◆ GIVEN INFORMATION ◆
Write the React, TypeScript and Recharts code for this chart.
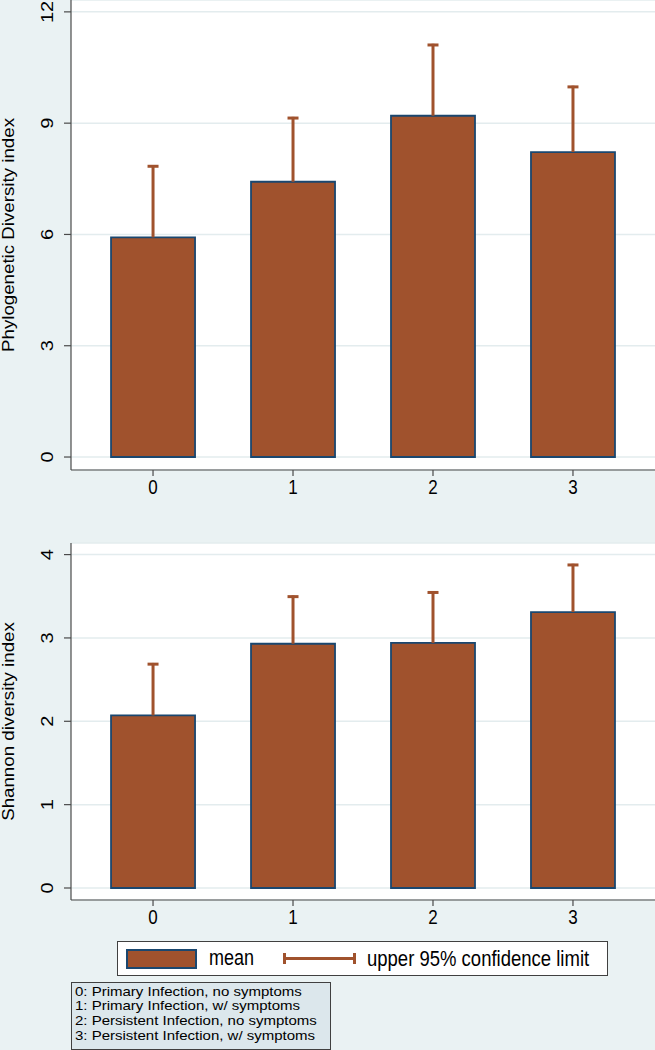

==

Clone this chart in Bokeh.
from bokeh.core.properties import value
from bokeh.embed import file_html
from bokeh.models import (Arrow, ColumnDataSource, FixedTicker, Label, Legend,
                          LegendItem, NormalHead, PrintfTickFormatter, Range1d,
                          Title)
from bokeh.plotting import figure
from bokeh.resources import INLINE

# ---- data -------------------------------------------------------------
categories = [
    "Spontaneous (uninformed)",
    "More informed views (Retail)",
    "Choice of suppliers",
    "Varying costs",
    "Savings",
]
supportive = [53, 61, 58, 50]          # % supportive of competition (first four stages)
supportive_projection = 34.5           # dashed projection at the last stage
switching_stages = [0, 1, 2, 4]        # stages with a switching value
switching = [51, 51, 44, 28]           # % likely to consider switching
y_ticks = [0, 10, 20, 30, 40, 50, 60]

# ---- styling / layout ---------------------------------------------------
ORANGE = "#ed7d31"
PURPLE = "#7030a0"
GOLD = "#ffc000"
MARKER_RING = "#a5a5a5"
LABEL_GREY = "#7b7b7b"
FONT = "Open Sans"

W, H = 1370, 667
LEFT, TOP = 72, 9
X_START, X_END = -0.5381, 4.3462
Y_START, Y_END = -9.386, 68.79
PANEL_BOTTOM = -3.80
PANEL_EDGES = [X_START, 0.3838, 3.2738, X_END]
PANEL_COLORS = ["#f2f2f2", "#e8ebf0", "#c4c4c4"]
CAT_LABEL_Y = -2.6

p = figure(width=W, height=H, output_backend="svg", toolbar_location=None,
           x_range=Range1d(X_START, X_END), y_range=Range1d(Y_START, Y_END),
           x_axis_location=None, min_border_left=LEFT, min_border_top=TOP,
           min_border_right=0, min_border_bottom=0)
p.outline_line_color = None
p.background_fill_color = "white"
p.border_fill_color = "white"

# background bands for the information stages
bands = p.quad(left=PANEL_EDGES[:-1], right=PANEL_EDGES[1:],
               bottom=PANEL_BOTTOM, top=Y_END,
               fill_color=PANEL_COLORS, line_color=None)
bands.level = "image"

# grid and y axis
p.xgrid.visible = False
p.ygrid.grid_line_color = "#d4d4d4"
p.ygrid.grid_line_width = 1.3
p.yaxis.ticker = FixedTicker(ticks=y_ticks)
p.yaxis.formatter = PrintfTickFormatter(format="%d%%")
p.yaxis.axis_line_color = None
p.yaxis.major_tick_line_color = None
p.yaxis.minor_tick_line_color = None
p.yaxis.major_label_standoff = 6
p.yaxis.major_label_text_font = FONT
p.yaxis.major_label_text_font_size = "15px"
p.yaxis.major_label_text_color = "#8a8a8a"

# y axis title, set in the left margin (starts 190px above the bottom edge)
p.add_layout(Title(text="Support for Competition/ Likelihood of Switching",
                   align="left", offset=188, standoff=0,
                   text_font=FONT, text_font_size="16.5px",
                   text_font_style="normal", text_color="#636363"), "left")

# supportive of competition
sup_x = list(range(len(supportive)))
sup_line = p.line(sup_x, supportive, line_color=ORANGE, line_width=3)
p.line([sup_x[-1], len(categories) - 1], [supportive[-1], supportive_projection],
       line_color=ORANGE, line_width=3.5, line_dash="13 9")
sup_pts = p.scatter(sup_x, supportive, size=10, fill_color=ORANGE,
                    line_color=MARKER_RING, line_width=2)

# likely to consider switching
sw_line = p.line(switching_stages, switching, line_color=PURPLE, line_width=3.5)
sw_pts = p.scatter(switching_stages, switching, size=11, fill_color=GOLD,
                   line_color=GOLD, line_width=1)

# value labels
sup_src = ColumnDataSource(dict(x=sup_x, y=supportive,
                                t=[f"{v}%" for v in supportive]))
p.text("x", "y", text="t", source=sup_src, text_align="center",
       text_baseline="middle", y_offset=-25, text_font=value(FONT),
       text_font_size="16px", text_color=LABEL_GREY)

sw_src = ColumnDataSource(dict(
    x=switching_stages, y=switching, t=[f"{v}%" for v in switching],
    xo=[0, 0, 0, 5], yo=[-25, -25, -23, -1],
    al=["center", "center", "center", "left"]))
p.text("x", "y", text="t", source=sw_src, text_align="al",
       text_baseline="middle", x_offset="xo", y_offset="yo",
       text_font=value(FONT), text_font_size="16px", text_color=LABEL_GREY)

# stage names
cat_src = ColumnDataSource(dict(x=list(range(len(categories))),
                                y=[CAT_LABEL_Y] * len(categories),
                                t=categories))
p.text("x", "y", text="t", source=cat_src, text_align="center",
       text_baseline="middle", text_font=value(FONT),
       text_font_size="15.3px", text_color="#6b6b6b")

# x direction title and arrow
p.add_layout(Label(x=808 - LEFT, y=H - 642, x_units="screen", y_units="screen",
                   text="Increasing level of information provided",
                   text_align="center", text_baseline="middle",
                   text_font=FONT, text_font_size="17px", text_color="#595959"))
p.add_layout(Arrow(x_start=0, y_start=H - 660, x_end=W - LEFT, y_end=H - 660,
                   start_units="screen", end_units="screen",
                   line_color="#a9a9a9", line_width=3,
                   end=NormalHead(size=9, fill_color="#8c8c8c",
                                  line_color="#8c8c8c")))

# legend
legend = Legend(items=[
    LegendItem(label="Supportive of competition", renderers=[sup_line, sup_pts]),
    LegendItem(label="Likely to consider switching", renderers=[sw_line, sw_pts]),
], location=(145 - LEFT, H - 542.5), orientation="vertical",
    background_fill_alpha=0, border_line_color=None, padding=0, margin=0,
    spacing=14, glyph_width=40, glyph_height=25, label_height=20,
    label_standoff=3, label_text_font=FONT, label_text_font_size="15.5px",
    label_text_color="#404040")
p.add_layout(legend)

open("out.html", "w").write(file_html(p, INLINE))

◆ SET EXERCISE ◆
Output nothing except the lines from the line with "Clone this chart in Bokeh." through the line with "from bokeh.resources import INLINE", copied exactly, end lines included.

◆ WRITTEN REPLY ◆
Clone this chart in Bokeh.
from bokeh.core.properties import value
from bokeh.embed import file_html
from bokeh.models import (Arrow, ColumnDataSource, FixedTicker, Label, Legend,
                          LegendItem, NormalHead, PrintfTickFormatter, Range1d,
                          Title)
from bokeh.plotting import figure
from bokeh.resources import INLINE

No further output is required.